* PROBLEM DESCRIPTION
The lines to extract run from the start of the records through the line with "1-418/497, (578-99)/735, (418-54)/497])", both ends included; drop the pictures.

━━━━━━━━━━━━━━━━

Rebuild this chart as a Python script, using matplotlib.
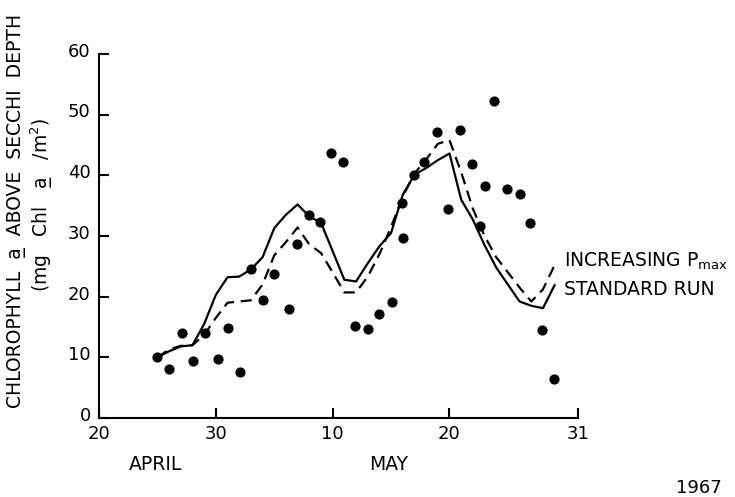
import matplotlib
matplotlib.use("Agg")
import matplotlib.pyplot as plt
from matplotlib.transforms import ScaledTranslation

# days counted from April 20 (0) to May 31 (41)
tick_days = [0, 10, 20, 30, 41]
tick_labels = ["20", "30", "10", "20", "31"]

model_days = list(range(5, 40))
standard_run = [10.0, 11.0, 11.8, 12.0, 15.5, 20.3, 23.2, 23.3, 24.5, 26.5,
                31.3, 33.5, 35.2, 33.2, 32.2, 27.5, 22.8, 22.5, 25.5, 28.3,
                30.5, 36.8, 40.1, 41.2, 42.5, 43.6, 36.0, 32.7, 28.5, 24.8,
                22.0, 19.2, 18.5, 18.1, 21.9]
increasing_pmax = [10.0, 11.3, 11.9, 12.0, 13.7, 16.5, 19.0, 19.2, 19.4, 22.0,
                   26.8, 29.0, 31.4, 28.6, 27.2, 24.0, 20.7, 20.7, 23.3, 27.0,
                   31.5, 36.5, 40.3, 42.6, 45.2, 45.8, 40.5, 34.5, 30.0, 26.5,
                   24.0, 21.5, 19.2, 21.2, 25.2]

obs_days = [5.0, 6.0, 7.1, 8.05, 9.05, 10.15, 11.05, 12.1, 13.05, 14.05,
            15.0, 16.3, 16.95, 17.95, 18.95, 19.9, 20.9, 21.95, 23.0, 24.0,
            25.05, 25.9, 26.0, 26.95, 27.85, 28.9, 29.9, 30.9, 31.9, 32.6,
            33.0, 33.85, 34.9, 36.0, 36.9, 37.95, 38.95]
obs_chl = [10.0, 8.0, 14.0, 9.4, 14.0, 9.7, 14.9, 7.6, 24.5, 19.4,
           23.7, 18.0, 28.7, 33.4, 32.3, 43.6, 42.2, 15.1, 14.7, 17.1,
           19.2, 35.5, 29.6, 40.1, 42.2, 47.1, 34.5, 47.4, 41.9, 31.6,
           38.3, 52.3, 37.8, 37.0, 32.1, 14.5, 6.4]

fig = plt.figure(figsize=(7.35, 4.97), dpi=100)
ax = fig.add_axes([99/735, 1-418/497, (578-99)/735, (418-54)/497])

ax.plot(model_days, standard_run, color="black", lw=1.6)
ax.plot(model_days, increasing_pmax, color="black", lw=1.6, dashes=(5, 3))
ax.scatter(obs_days, obs_chl, s=40, color="black", zorder=3)

ax.set_xlim(0, 41)
ax.set_ylim(0, 60)
ax.set_xticks(tick_days)
ax.set_xticklabels(tick_labels)
ax.set_yticks(range(0, 61, 10))
for s in ["top", "right"]:
    ax.spines[s].set_visible(False)
for s in ["left", "bottom"]:
    ax.spines[s].set_linewidth(1.5)
ax.tick_params(direction="in", length=7, width=1.5, labelsize=13)
ax.tick_params(axis="y", pad=6)
ax.tick_params(axis="x", pad=5)
# y labels sit a little above their ticks in the original
up = ScaledTranslation(0, 3/72, fig.dpi_scale_trans)
for lab in ax.get_yticklabels():
    lab.set_transform(lab.get_transform() + up)

ax.text(39.8, 25.8, r"INCREASING P$_{\rm max}$", fontsize=13.5, va="center")
ax.text(39.8, 21.2, "STANDARD RUN", fontsize=13.5, va="center")

fig.text(156/735, 1-464/497, "APRIL", fontsize=13.5, ha="center", va="center")
fig.text(389/735, 1-464/497, "MAY", fontsize=13.5, ha="center", va="center")
fig.text(699/735, 1-488/497, "1967", fontsize=13, ha="center", va="center")

fig.text(17/735, 1-211/497, "CHLOROPHYLL  a\u0332  ABOVE  SECCHI  DEPTH", fontsize=13.5,
         rotation=90, ha="center", va="center")
fig.text(42/735, 1-205/497, "(mg   Chl   a\u0332   /m$^2$)", fontsize=13.5,
         rotation=90, ha="center", va="center")

fig.savefig("out.png", dpi=100)
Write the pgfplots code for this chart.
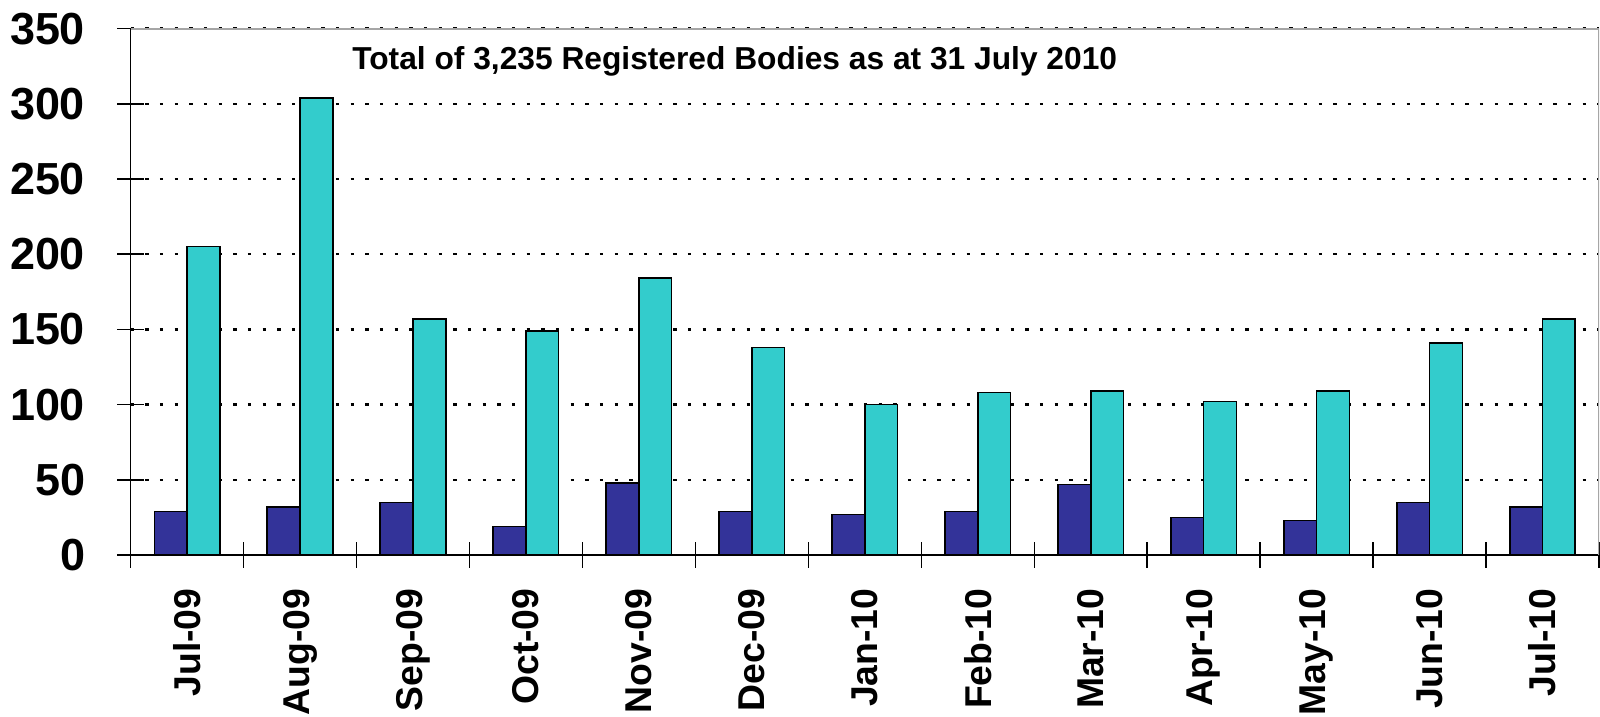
\documentclass[border=0pt]{standalone}
\usepackage{pgfplots}
\pgfplotsset{compat=1.18}
\usepackage{fontspec}
\setmainfont{Liberation Sans}
\definecolor{darkbar}{HTML}{333399}
\definecolor{cyanbar}{HTML}{33CCCC}
\begin{document}
\begin{tikzpicture}
\begin{axis}[
  name=ax,
  scale only axis,
  width=1101.3pt, height=394.8pt,
  xmin=-0.5, xmax=12.5, ymin=0, ymax=350,
  ybar=0pt, bar width=0.29,
  axis x line*=bottom, axis y line*=left,
  x axis line style={-, line width=1.6pt},
  y axis line style={-, line width=1.1pt},
  xtick={0,...,12},
  xticklabels={Jul-09,Aug-09,Sep-09,Oct-09,Nov-09,Dec-09,Jan-10,Feb-10,Mar-10,Apr-10,May-10,Jun-10,Jul-10},
  major x tick style={draw=none},
  minor xtick={-0.5,0.5,...,12.5},
  ytick={0,50,...,350},
  tick align=center,
  major tick length=20pt,
  minor tick length=19pt,
  tick style={black, line width=1.1pt},
  ymajorgrids,
  major grid style={black, line width=1.9pt, dash pattern=on 2.6pt off 8.4pt},
  /pgf/number format/assume math mode=true,
  yticklabel style={font=\bfseries\fontsize{33.7}{40}\selectfont, anchor=east, inner sep=0pt, xshift=-24pt},
  xticklabel style={font=\bfseries\fontsize{28}{33}\selectfont, rotate=90, anchor=east, inner sep=0pt, xshift=-15pt},
]
\addplot[fill=darkbar, draw=black, line width=1.2pt] coordinates {
(0,29) (1,32) (2,35) (3,19) (4,48) (5,29) (6,27) (7,29) (8,47) (9,25) (10,23) (11,35) (12,32)};
\addplot[fill=cyanbar, draw=black, line width=1.2pt] coordinates {
(0,205) (1,304) (2,157) (3,149) (4,184) (5,138) (6,100) (7,108) (8,109) (9,102) (10,109) (11,141) (12,157)};
\draw[gray!70, line width=1.5pt] (rel axis cs:0,1) -- (rel axis cs:1,1) -- (rel axis cs:1,0);
\node[anchor=base west, font=\bfseries\fontsize{23.8}{28}\selectfont, inner sep=0pt] at (axis cs:1.46,322.7) {Total of 3,235 Registered Bodies as at 31 July 2010};
\end{axis}
\pgfresetboundingbox
\path[use as bounding box] ([shift={(-97.95pt,-121.5pt)}]ax.south west) rectangle ([shift={(0.75pt,21.45pt)}]ax.north east);
\end{tikzpicture}
\end{document}
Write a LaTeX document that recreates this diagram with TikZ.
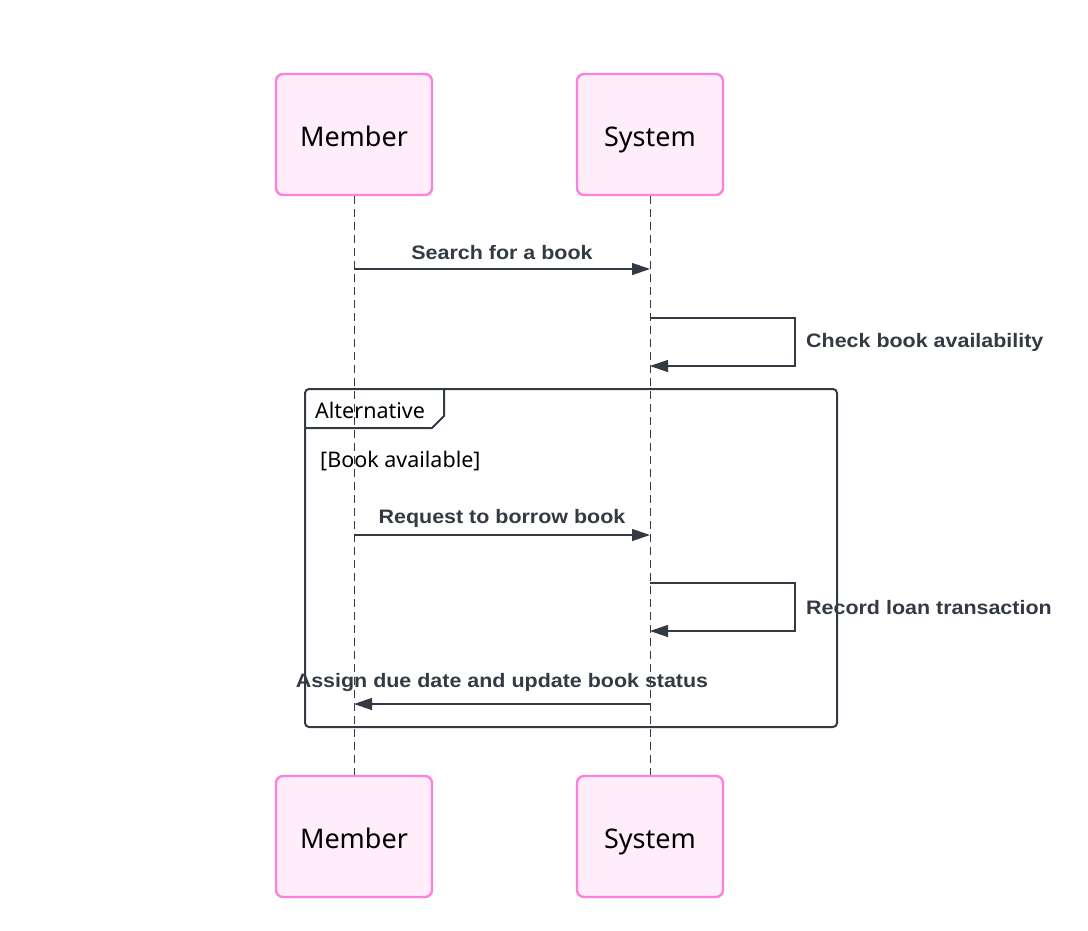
\documentclass[tikz,border=0pt]{standalone}
\usepackage{fontspec}
\setmainfont{Noto Sans}
\newfontfamily\lblfont{Liberation Sans}[FakeStretch=1.1]
\usetikzlibrary{arrows.meta}
\definecolor{boxfill}{HTML}{FFEEF9}
\definecolor{boxline}{HTML}{FF80DC}
\definecolor{ink}{HTML}{333A44}
\tikzset{
  actor/.style={draw=boxline, fill=boxfill, line width=2.4pt, rounded corners=7pt,
    minimum width=156pt, minimum height=121pt, inner sep=0pt, text height=23pt, text depth=0pt,
    font=\fontsize{27}{32}\selectfont, text=black},
  actorsys/.style={actor, minimum width=146pt},
  lifeline/.style={draw=ink, line width=1pt, dash pattern=on 8pt off 5pt},
  msg/.style={draw=ink, line width=1.3pt, -{Triangle[length=18pt,width=12pt]}},
  msglabel/.style={font=\lblfont\bfseries\fontsize{19.5}{23}\selectfont, text=ink, inner sep=0pt},
  frame/.style={draw=ink, line width=2pt},
  plain/.style={font=\fontsize{21.5}{25}\selectfont, text=black, inner sep=0pt}
}
\begin{document}
\begin{tikzpicture}[x=1pt,y=-1pt]
\useasboundingbox (0,0) rectangle (1088,930);
% actors
\node[actor] (mtop) at (354,134.5) {Member};
\node[actorsys] (stop) at (650,134.5) {System};
\node[actor] (mbot) at (354,836.5) {Member};
\node[actorsys] (sbot) at (650,836.5) {System};
% lifelines
\draw[lifeline] (mtop.south) -- (mbot.north);
\draw[lifeline] (stop.south) -- (sbot.north);
% coordinates on lifelines
\coordinate (m1) at (354,269);
\coordinate (s1) at (650,269);
\coordinate (s2a) at (650,318);
\coordinate (s2b) at (650,366);
\coordinate (m3) at (354,535);
\coordinate (s3) at (650,535);
\coordinate (s4a) at (650,583);
\coordinate (s4b) at (650,631);
\coordinate (m5) at (354,704);
\coordinate (s5) at (650,704);
% alt frame
\draw[frame, rounded corners=4pt] (305,389) rectangle (837,727);
\draw[frame] (305,428) -- (432,428) -- (444,416) -- (444,389);
\node[plain, anchor=west] (alt) at (315,410) {Alternative};
\node[plain, anchor=west] (cond) at (320,461) {[Book available]};
% messages
\draw[msg] (m1) -- (s1);
\node[msglabel] (l1) at (502,253) {Search for a book};
\draw[msg] (s2a) -- (795,318) -- (795,366) -- (s2b);
\node[msglabel, anchor=west] (l2) at (806,342) {Check book availability};
\draw[msg] (m3) -- (s3);
\node[msglabel] (l3) at (502,518) {Request to borrow book};
\draw[msg] (s4a) -- (795,583) -- (795,631) -- (s4b);
\node[msglabel, anchor=west] (l4) at (806,608) {Record loan transaction};
\draw[msg] (s5) -- (m5);
\node[msglabel] (l5) at (502,682) {Assign due date and update book status};
\end{tikzpicture}
\end{document}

━━━━━━━━━━━━━━━━

* SOLUTION TO THIS PROBLEM
Rebuild this chart as a Python script, using matplotlib.
import matplotlib
matplotlib.use("Agg")
import matplotlib.pyplot as plt
from matplotlib.transforms import ScaledTranslation

# days counted from April 20 (0) to May 31 (41)
tick_days = [0, 10, 20, 30, 41]
tick_labels = ["20", "30", "10", "20", "31"]

model_days = list(range(5, 40))
standard_run = [10.0, 11.0, 11.8, 12.0, 15.5, 20.3, 23.2, 23.3, 24.5, 26.5,
                31.3, 33.5, 35.2, 33.2, 32.2, 27.5, 22.8, 22.5, 25.5, 28.3,
                30.5, 36.8, 40.1, 41.2, 42.5, 43.6, 36.0, 32.7, 28.5, 24.8,
                22.0, 19.2, 18.5, 18.1, 21.9]
increasing_pmax = [10.0, 11.3, 11.9, 12.0, 13.7, 16.5, 19.0, 19.2, 19.4, 22.0,
                   26.8, 29.0, 31.4, 28.6, 27.2, 24.0, 20.7, 20.7, 23.3, 27.0,
                   31.5, 36.5, 40.3, 42.6, 45.2, 45.8, 40.5, 34.5, 30.0, 26.5,
                   24.0, 21.5, 19.2, 21.2, 25.2]

obs_days = [5.0, 6.0, 7.1, 8.05, 9.05, 10.15, 11.05, 12.1, 13.05, 14.05,
            15.0, 16.3, 16.95, 17.95, 18.95, 19.9, 20.9, 21.95, 23.0, 24.0,
            25.05, 25.9, 26.0, 26.95, 27.85, 28.9, 29.9, 30.9, 31.9, 32.6,
            33.0, 33.85, 34.9, 36.0, 36.9, 37.95, 38.95]
obs_chl = [10.0, 8.0, 14.0, 9.4, 14.0, 9.7, 14.9, 7.6, 24.5, 19.4,
           23.7, 18.0, 28.7, 33.4, 32.3, 43.6, 42.2, 15.1, 14.7, 17.1,
           19.2, 35.5, 29.6, 40.1, 42.2, 47.1, 34.5, 47.4, 41.9, 31.6,
           38.3, 52.3, 37.8, 37.0, 32.1, 14.5, 6.4]

fig = plt.figure(figsize=(7.35, 4.97), dpi=100)
ax = fig.add_axes([99/735, 1-418/497, (578-99)/735, (418-54)/497])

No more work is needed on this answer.